* _The exercise_
Write the data out again exactly, dropping any images it holds.

>>

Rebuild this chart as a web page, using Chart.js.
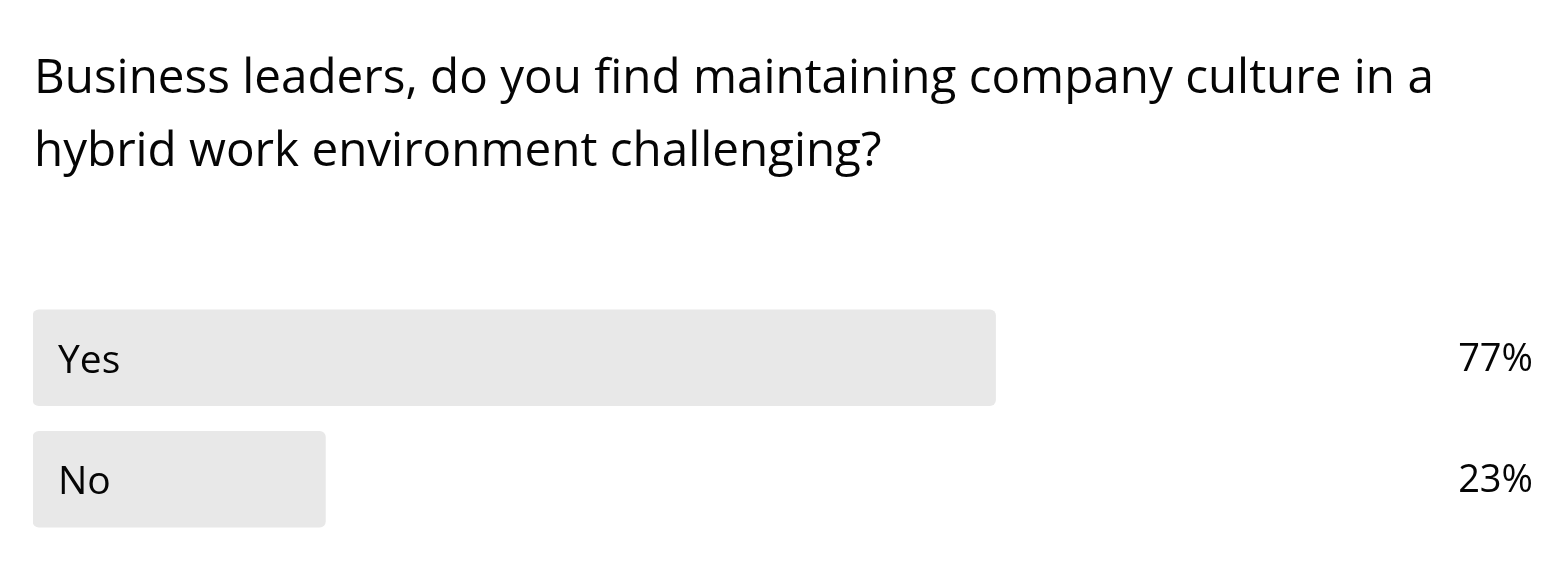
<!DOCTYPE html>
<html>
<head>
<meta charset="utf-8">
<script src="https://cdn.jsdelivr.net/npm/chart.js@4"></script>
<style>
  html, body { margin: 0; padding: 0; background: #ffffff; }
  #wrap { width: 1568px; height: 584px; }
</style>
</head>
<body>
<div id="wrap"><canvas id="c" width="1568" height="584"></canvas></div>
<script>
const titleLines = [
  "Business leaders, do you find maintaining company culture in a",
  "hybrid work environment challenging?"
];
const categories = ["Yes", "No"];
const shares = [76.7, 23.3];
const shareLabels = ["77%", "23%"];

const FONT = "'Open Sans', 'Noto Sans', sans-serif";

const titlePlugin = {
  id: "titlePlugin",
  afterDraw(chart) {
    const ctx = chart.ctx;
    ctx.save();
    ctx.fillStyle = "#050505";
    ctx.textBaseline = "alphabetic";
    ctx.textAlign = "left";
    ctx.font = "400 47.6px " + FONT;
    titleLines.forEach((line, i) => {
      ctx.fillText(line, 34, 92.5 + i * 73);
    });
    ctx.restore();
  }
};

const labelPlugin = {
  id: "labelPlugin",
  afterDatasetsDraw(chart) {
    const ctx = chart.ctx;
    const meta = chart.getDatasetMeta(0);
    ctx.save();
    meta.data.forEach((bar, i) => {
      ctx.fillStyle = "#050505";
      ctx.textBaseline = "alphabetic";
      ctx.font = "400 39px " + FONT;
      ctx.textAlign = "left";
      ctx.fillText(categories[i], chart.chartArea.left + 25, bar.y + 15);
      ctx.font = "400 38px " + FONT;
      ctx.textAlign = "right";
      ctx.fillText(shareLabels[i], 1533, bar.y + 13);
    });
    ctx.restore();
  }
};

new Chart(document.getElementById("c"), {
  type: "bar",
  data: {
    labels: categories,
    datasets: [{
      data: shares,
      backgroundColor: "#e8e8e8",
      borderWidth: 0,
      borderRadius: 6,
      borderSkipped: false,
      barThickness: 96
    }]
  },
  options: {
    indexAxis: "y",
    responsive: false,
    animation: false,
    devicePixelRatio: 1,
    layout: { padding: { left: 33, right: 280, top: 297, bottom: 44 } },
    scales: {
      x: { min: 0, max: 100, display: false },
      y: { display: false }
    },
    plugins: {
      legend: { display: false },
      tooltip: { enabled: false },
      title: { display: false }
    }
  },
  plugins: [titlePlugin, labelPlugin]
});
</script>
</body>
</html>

<<

* _The solution_
Rebuild this chart as a web page, using Chart.js.
<!DOCTYPE html>
<html>
<head>
<meta charset="utf-8">
<script src="https://cdn.jsdelivr.net/npm/chart.js@4"></script>
<style>
  html, body { margin: 0; padding: 0; background: #ffffff; }
  #wrap { width: 1568px; height: 584px; }
</style>
</head>
<body>
<div id="wrap"><canvas id="c" width="1568" height="584"></canvas></div>
<script>
const titleLines = [
  "Business leaders, do you find maintaining company culture in a",
  "hybrid work environment challenging?"
];
const categories = ["Yes", "No"];
const shares = [76.7, 23.3];
const shareLabels = ["77%", "23%"];

const FONT = "'Open Sans', 'Noto Sans', sans-serif";

const titlePlugin = {
  id: "titlePlugin",
  afterDraw(chart) {
    const ctx = chart.ctx;
    ctx.save();
    ctx.fillStyle = "#050505";
    ctx.textBaseline = "alphabetic";
    ctx.textAlign = "left";
    ctx.font = "400 47.6px " + FONT;
    titleLines.forEach((line, i) => {
      ctx.fillText(line, 34, 92.5 + i * 73);
    });
    ctx.restore();
  }
};

const labelPlugin = {
  id: "labelPlugin",
  afterDatasetsDraw(chart) {
    const ctx = chart.ctx;
    const meta = chart.getDatasetMeta(0);
    ctx.save();
    meta.data.forEach((bar, i) => {
      ctx.fillStyle = "#050505";
      ctx.textBaseline = "alphabetic";
      ctx.font = "400 39px " + FONT;
      ctx.textAlign = "left";
      ctx.fillText(categories[i], chart.chartArea.left + 25, bar.y + 15);
      ctx.font = "400 38px " + FONT;
      ctx.textAlign = "right";
      ctx.fillText(shareLabels[i], 1533, bar.y + 13);
    });
    ctx.restore();
  }
};

new Chart(document.getElementById("c"), {
  type: "bar",
  data: {
    labels: categories,
    datasets: [{
      data: shares,
      backgroundColor: "#e8e8e8",
      borderWidth: 0,
      borderRadius: 6,
      borderSkipped: false,
      barThickness: 96
    }]
  },
  options: {
    indexAxis: "y",
    responsive: false,
    animation: false,
    devicePixelRatio: 1,
    layout: { padding: { left: 33, right: 280, top: 297, bottom: 44 } },
    scales: {
      x: { min: 0, max: 100, display: false },
      y: { display: false }
    },
    plugins: {
      legend: { display: false },
      tooltip: { enabled: false },
      title: { display: false }
    }
  },
  plugins: [titlePlugin, labelPlugin]
});
</script>
</body>
</html>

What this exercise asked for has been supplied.